N.Y.-N.J. ports reaffirm vow to fix Bayonne Bridge
Port Authority of New York and New Jersey officials reiterated their commitment to altering or removing the Bayonne Bridge as an obstacle to ships that want to call at its main terminals on Staten Island and in Port Newark and Port Elizabeth.
'We won't begin to feel the impact for a number of years, but we recognize the need to take action,' said Susan Bass Levin, deputy executive director of the agency.
In August the authority appropriated $10 million to determine the best solution to solving the vessel clearance problem, she said. That follows a study by the Army Corps of Engineers that estimated the costs of jacking up the bridge ($1.3 billion), replacing it with a new bridge ($2.2 billion) or a new tunnel ($2.2 billion to $3.1 billion).
'Never underestimate the port authority's resolve and resourcefulness. We will solve the problem of the Bayonne Bridge,' Levin added.
Richard Larrabee, the port authority's director of port commerce, said there may be a chance the new study might identify an innovative solution to allow ships to pass beneath it. Engineers have suggested it might possible to modify the Bayonne Bridge into a lift bridge so that the center section could be raised — a fix that might be cheaper and more quickly accomplished, he said.
Depending on the tide, ships have 151 to 156 feet of 'air draft' beneath the bridge. The Army Corps study looked at establishing a new height of 215 feet so the port could accommodate the large new ships that are expected to begin calling U.S. East Coast ports from the Far East after the Panama Canal is completed in 2014.
Levin said the port authority's container cargo volume was down about 15 percent in the first half of 2009, but Larrabee said the port expects volumes to rebound and grow at about 3 percent to 5 percent annually over the long term.
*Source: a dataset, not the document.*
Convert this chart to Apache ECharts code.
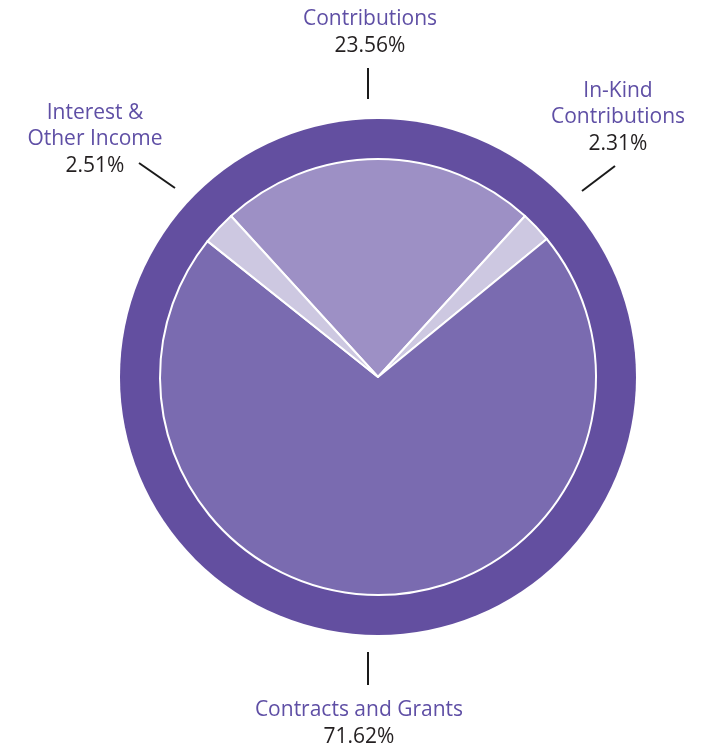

To handle that growth, Larrabee said the port can expand capacity through increasing the number of containers handled per acre at the port's terminals (now about 6,800 per acre per year) and through expanding its terminals. The port is planning on building a 110-acre container terminal and an intermodal facility adjacent to the Global Terminal at the site of a former automobile terminal in Jersey City. It also has a 100-acre expansion site in Port Newark and 32 acres on Staten Island.